== Exercise data ==

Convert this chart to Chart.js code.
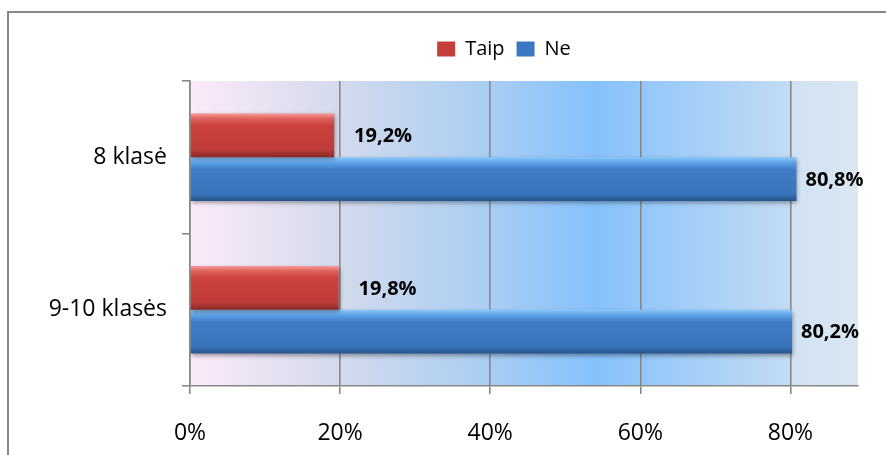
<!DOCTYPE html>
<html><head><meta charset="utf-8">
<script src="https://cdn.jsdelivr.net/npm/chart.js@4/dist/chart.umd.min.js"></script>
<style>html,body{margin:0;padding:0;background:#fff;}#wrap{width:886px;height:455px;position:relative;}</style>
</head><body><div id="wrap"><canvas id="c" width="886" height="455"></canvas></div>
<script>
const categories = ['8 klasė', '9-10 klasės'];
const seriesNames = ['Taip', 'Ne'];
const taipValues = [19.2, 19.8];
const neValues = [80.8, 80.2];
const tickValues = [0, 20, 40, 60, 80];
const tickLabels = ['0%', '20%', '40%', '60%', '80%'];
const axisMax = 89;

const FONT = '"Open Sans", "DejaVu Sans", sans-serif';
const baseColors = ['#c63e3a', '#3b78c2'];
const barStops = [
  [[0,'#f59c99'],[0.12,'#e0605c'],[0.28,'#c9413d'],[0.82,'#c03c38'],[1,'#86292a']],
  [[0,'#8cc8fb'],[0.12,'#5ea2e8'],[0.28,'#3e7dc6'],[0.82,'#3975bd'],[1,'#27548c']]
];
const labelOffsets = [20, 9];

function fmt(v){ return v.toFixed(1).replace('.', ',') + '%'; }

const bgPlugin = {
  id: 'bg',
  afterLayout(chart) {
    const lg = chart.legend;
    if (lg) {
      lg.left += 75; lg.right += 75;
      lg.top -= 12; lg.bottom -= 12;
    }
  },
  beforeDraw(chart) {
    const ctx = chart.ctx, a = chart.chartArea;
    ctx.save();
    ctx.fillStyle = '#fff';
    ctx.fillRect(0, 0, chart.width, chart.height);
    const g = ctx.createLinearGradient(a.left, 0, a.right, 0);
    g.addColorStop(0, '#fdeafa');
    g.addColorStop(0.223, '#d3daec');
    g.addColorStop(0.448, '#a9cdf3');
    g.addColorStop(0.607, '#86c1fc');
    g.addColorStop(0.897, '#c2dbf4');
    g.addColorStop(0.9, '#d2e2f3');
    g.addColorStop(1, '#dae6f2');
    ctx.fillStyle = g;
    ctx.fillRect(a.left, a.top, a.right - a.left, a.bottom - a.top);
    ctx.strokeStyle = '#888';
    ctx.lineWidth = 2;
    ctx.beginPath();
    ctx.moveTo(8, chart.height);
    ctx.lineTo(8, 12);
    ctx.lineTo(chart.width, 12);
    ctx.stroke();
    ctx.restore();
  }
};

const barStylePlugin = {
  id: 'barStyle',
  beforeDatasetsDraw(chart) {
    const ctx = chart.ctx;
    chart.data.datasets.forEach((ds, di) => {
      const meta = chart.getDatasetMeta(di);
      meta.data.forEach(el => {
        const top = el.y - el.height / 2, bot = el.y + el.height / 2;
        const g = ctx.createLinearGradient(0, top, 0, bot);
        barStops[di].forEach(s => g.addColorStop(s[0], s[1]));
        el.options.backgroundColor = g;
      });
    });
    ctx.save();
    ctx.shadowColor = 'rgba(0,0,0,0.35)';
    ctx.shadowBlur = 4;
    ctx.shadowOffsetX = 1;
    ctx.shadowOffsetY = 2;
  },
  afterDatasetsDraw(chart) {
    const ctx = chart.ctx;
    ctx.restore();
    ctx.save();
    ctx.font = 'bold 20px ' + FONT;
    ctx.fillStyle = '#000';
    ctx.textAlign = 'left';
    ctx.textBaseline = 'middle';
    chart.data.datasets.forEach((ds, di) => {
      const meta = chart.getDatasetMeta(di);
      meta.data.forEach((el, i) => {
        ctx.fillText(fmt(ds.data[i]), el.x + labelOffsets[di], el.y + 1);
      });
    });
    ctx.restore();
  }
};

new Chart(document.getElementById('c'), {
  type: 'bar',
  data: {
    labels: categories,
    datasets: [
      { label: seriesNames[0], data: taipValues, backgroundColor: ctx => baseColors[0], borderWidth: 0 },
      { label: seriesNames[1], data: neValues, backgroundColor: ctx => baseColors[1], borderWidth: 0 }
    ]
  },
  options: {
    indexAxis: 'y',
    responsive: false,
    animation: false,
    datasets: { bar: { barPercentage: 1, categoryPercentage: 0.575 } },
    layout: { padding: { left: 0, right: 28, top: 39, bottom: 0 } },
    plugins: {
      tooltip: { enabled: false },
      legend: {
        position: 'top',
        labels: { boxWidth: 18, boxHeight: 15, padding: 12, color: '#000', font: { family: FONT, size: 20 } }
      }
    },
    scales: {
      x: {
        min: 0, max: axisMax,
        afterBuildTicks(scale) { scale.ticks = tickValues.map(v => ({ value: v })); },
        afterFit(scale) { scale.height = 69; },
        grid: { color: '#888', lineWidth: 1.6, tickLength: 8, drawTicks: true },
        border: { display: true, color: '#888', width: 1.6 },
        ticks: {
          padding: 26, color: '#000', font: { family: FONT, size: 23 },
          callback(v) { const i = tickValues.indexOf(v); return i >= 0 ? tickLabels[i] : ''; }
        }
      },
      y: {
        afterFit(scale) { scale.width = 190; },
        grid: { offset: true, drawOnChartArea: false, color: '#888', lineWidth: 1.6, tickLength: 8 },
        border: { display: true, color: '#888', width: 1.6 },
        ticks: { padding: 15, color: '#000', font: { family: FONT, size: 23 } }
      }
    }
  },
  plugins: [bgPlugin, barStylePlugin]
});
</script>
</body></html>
* * *
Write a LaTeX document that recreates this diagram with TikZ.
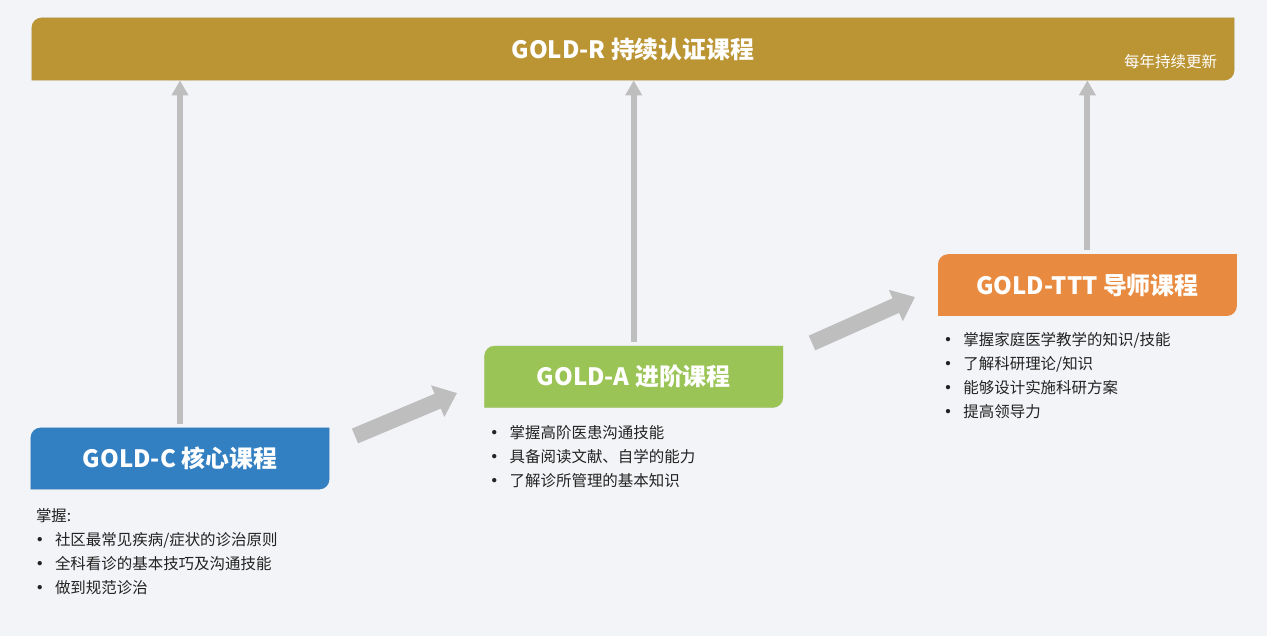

== Work required ==
Extract from the material above the stretch running from the line containing "Convert this chart to Chart.js code." through the line containing "return v.toFixed(1).replace('.', ',')". Keep the text exact and the pictures out.

== The result ==
Convert this chart to Chart.js code.
<!DOCTYPE html>
<html><head><meta charset="utf-8">
<script src="https://cdn.jsdelivr.net/npm/chart.js@4/dist/chart.umd.min.js"></script>
<style>html,body{margin:0;padding:0;background:#fff;}#wrap{width:886px;height:455px;position:relative;}</style>
</head><body><div id="wrap"><canvas id="c" width="886" height="455"></canvas></div>
<script>
const categories = ['8 klasė', '9-10 klasės'];
const seriesNames = ['Taip', 'Ne'];
const taipValues = [19.2, 19.8];
const neValues = [80.8, 80.2];
const tickValues = [0, 20, 40, 60, 80];
const tickLabels = ['0%', '20%', '40%', '60%', '80%'];
const axisMax = 89;

const FONT = '"Open Sans", "DejaVu Sans", sans-serif';
const baseColors = ['#c63e3a', '#3b78c2'];
const barStops = [
  [[0,'#f59c99'],[0.12,'#e0605c'],[0.28,'#c9413d'],[0.82,'#c03c38'],[1,'#86292a']],
  [[0,'#8cc8fb'],[0.12,'#5ea2e8'],[0.28,'#3e7dc6'],[0.82,'#3975bd'],[1,'#27548c']]
];
const labelOffsets = [20, 9];

function fmt(v){ return v.toFixed(1).replace('.', ',') + '%'; }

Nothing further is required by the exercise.